▸ **WRITTEN EXERCISE**
Count every line below that contains "chart", then state the total with no other output.

▸ **DATA EXTRACT**
▼

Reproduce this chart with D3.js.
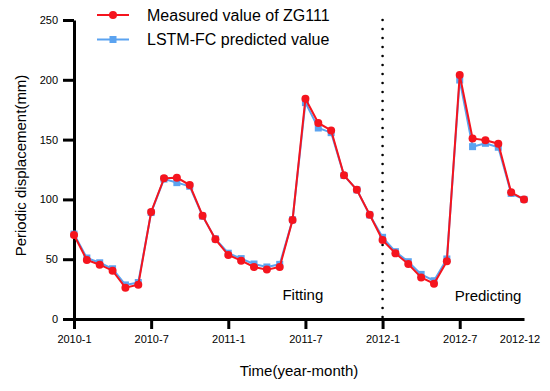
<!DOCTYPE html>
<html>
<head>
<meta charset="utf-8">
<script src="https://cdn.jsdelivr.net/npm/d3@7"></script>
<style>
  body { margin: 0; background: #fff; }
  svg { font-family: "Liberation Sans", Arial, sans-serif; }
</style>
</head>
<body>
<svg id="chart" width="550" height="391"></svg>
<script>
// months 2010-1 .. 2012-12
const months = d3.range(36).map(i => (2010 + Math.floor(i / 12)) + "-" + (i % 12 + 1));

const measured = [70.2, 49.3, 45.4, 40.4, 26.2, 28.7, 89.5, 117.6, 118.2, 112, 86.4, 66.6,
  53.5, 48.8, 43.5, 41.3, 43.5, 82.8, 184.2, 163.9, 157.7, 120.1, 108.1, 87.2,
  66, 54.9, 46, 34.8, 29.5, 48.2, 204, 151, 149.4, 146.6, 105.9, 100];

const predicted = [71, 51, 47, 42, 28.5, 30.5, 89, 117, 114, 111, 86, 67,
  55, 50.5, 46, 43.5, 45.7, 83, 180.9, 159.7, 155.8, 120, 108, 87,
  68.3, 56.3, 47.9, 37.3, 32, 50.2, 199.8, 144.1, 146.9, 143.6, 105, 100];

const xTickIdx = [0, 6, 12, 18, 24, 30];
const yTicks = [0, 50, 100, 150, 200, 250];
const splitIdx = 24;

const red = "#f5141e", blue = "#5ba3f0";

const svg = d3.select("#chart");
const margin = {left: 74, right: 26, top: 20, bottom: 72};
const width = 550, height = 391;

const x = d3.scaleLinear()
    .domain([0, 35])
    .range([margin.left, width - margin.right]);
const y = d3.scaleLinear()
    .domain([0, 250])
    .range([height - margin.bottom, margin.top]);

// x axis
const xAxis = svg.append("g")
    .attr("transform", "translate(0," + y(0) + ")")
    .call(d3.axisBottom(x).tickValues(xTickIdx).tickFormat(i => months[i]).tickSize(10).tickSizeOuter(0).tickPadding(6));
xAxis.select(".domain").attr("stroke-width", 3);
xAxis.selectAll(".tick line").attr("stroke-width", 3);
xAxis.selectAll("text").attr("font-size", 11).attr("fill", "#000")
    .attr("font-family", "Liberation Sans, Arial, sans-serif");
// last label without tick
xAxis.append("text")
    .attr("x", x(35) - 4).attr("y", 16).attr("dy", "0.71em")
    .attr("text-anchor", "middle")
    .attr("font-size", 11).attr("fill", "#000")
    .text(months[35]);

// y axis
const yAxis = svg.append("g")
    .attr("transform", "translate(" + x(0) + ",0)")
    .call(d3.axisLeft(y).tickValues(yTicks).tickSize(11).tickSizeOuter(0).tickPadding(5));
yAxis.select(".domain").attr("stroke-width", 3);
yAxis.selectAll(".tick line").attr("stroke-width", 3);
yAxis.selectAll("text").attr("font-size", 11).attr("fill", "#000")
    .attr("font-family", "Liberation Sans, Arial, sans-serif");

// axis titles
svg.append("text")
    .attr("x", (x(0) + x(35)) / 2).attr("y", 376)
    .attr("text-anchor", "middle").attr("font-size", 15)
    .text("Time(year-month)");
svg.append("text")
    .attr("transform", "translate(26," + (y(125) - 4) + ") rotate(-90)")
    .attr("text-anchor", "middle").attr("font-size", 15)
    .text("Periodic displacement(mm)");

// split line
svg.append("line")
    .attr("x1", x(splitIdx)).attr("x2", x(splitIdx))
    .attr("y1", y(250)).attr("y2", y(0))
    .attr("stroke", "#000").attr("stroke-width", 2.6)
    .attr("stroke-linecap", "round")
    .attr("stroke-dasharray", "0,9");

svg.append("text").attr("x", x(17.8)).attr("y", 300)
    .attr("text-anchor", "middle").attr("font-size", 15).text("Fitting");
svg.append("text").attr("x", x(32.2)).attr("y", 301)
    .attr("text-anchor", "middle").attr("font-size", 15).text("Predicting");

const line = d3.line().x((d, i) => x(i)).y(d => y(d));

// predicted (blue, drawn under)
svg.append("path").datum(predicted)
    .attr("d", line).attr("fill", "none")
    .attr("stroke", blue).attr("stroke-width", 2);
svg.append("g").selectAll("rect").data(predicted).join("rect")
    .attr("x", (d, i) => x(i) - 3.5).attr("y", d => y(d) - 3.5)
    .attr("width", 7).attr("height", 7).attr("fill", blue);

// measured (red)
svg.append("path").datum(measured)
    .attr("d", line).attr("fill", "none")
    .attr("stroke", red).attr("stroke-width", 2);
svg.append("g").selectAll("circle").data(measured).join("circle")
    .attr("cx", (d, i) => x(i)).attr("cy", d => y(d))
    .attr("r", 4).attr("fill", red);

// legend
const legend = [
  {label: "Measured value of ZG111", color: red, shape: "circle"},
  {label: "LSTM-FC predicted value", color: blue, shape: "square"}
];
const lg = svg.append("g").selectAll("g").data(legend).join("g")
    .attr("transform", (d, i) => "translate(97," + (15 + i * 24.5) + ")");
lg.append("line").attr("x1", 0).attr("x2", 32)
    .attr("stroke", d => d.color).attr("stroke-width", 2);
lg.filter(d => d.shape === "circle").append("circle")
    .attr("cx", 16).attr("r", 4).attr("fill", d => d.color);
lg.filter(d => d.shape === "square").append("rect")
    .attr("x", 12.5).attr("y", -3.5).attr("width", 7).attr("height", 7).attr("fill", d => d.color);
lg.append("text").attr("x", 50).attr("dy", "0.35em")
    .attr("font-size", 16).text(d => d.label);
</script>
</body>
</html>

▲

▸ **WRITTEN REPLY**
3